**What is expected:**
Provide an exact copy of the data, excluding the images.

**Source data:**
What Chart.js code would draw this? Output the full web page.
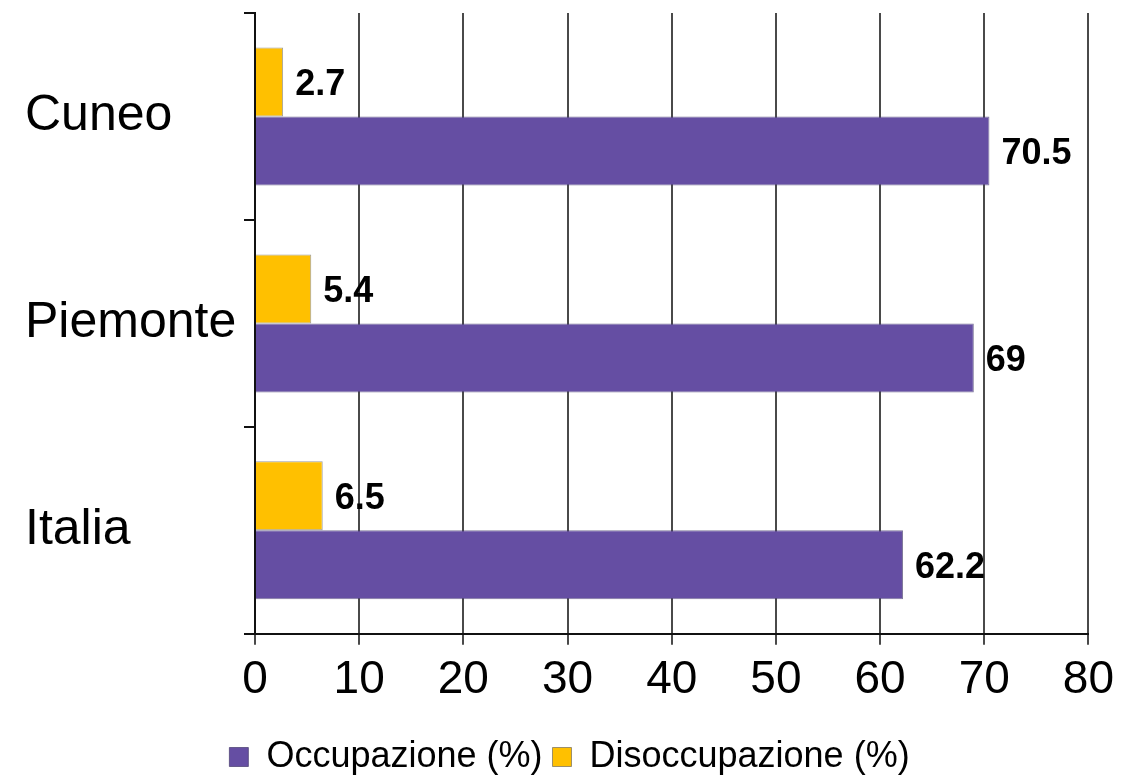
<!DOCTYPE html>
<html>
<head>
<meta charset="utf-8">
<script src="https://cdn.jsdelivr.net/npm/chart.js@4/dist/chart.umd.min.js"></script>
<style>
  body { margin: 0; background: #fff; }
  #myChart { display: block; }
</style>
</head>
<body>
<canvas id="myChart" width="1122" height="779"></canvas>
<script>
// Occupazione / disoccupazione per area
const areas = ["Cuneo", "Piemonte", "Italia"];
const occupazione = [70.5, 69, 62.2];
const disoccupazione = [2.7, 5.4, 6.5];
const xTicks = [0, 10, 20, 30, 40, 50, 60, 70, 80];

const FONT = "'Liberation Sans', Arial, sans-serif";

// simple value labels next to the bar ends
const valueLabels = {
  id: "valueLabels",
  afterDatasetsDraw(chart) {
    const ctx = chart.ctx;
    ctx.save();
    ctx.font = "bold 36px " + FONT;
    ctx.fillStyle = "#000";
    ctx.textAlign = "left";
    ctx.textBaseline = "middle";
    chart.data.datasets.forEach((ds, i) => {
      chart.getDatasetMeta(i).data.forEach((bar, j) => {
        ctx.fillText(String(ds.data[j]), bar.x + 12, bar.y + 3);
      });
    });
    ctx.restore();
  }
};

const myChart = new Chart("myChart", {
  type: "bar",
  data: {
    labels: areas,
    datasets: [
      {
        label: "Disoccupazione (%)",
        data: disoccupazione,
        backgroundColor: "#FFC000",
        borderColor: "rgba(90,90,90,0.6)",
        borderWidth: 1,
        categoryPercentage: 0.667,
        barPercentage: 1.0
      },
      {
        label: "Occupazione (%)",
        data: occupazione,
        backgroundColor: "#654EA3",
        borderColor: "rgba(70,60,110,0.7)",
        borderWidth: 1,
        categoryPercentage: 0.667,
        barPercentage: 1.0
      }
    ]
  },
  options: {
    indexAxis: "y",
    responsive: false,
    animation: false,
    devicePixelRatio: 1,
    layout: { padding: { left: 25, top: 13, right: 8, bottom: -6 } },
    scales: {
      x: {
        min: 0,
        max: 80,
        afterBuildTicks(scale) {
          scale.ticks = xTicks.map(v => ({ value: v }));
        },
        afterFit(scale) { scale.height += 13; },
        grid: { color: "#4a4a4a", lineWidth: 2, tickLength: 11 },
        border: { color: "#111", width: 2 },
        ticks: {
          color: "#000",
          padding: 8,
          font: { family: FONT, size: 46 }
        }
      },
      y: {
        afterFit(scale) {
          scale.width = 230;
          scale.paddingTop = 0;
          scale.paddingBottom = 0;
        },
        grid: { drawOnChartArea: false, color: "#111", lineWidth: 2, tickLength: 11, offset: true },
        border: { color: "#111", width: 2 },
        ticks: {
          color: "#000",
          crossAlign: "far",
          font: { family: FONT, size: 50 }
        }
      }
    },
    plugins: {
      legend: {
        position: "bottom",
        reverse: true,
        labels: {
          color: "#000",
          boxWidth: 19,
          boxHeight: 19,
          padding: 10,
          font: { family: FONT, size: 36 }
        }
      },
      tooltip: { enabled: false }
    }
  },
  plugins: [valueLabels]
});
</script>
</body>
</html>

**Exercise result:**
What Chart.js code would draw this? Output the full web page.
<!DOCTYPE html>
<html>
<head>
<meta charset="utf-8">
<script src="https://cdn.jsdelivr.net/npm/chart.js@4/dist/chart.umd.min.js"></script>
<style>
  body { margin: 0; background: #fff; }
  #myChart { display: block; }
</style>
</head>
<body>
<canvas id="myChart" width="1122" height="779"></canvas>
<script>
// Occupazione / disoccupazione per area
const areas = ["Cuneo", "Piemonte", "Italia"];
const occupazione = [70.5, 69, 62.2];
const disoccupazione = [2.7, 5.4, 6.5];
const xTicks = [0, 10, 20, 30, 40, 50, 60, 70, 80];

const FONT = "'Liberation Sans', Arial, sans-serif";

// simple value labels next to the bar ends
const valueLabels = {
  id: "valueLabels",
  afterDatasetsDraw(chart) {
    const ctx = chart.ctx;
    ctx.save();
    ctx.font = "bold 36px " + FONT;
    ctx.fillStyle = "#000";
    ctx.textAlign = "left";
    ctx.textBaseline = "middle";
    chart.data.datasets.forEach((ds, i) => {
      chart.getDatasetMeta(i).data.forEach((bar, j) => {
        ctx.fillText(String(ds.data[j]), bar.x + 12, bar.y + 3);
      });
    });
    ctx.restore();
  }
};

const myChart = new Chart("myChart", {
  type: "bar",
  data: {
    labels: areas,
    datasets: [
      {
        label: "Disoccupazione (%)",
        data: disoccupazione,
        backgroundColor: "#FFC000",
        borderColor: "rgba(90,90,90,0.6)",
        borderWidth: 1,
        categoryPercentage: 0.667,
        barPercentage: 1.0
      },
      {
        label: "Occupazione (%)",
        data: occupazione,
        backgroundColor: "#654EA3",
        borderColor: "rgba(70,60,110,0.7)",
        borderWidth: 1,
        categoryPercentage: 0.667,
        barPercentage: 1.0
      }
    ]
  },
  options: {
    indexAxis: "y",
    responsive: false,
    animation: false,
    devicePixelRatio: 1,
    layout: { padding: { left: 25, top: 13, right: 8, bottom: -6 } },
    scales: {
      x: {
        min: 0,
        max: 80,
        afterBuildTicks(scale) {
          scale.ticks = xTicks.map(v => ({ value: v }));
        },
        afterFit(scale) { scale.height += 13; },
        grid: { color: "#4a4a4a", lineWidth: 2, tickLength: 11 },
        border: { color: "#111", width: 2 },
        ticks: {
          color: "#000",
          padding: 8,
          font: { family: FONT, size: 46 }
        }
      },
      y: {
        afterFit(scale) {
          scale.width = 230;
          scale.paddingTop = 0;
          scale.paddingBottom = 0;
        },
        grid: { drawOnChartArea: false, color: "#111", lineWidth: 2, tickLength: 11, offset: true },
        border: { color: "#111", width: 2 },
        ticks: {
          color: "#000",
          crossAlign: "far",
          font: { family: FONT, size: 50 }
        }
      }
    },
    plugins: {
      legend: {
        position: "bottom",
        reverse: true,
        labels: {
          color: "#000",
          boxWidth: 19,
          boxHeight: 19,
          padding: 10,
          font: { family: FONT, size: 36 }
        }
      },
      tooltip: { enabled: false }
    }
  },
  plugins: [valueLabels]
});
</script>
</body>
</html>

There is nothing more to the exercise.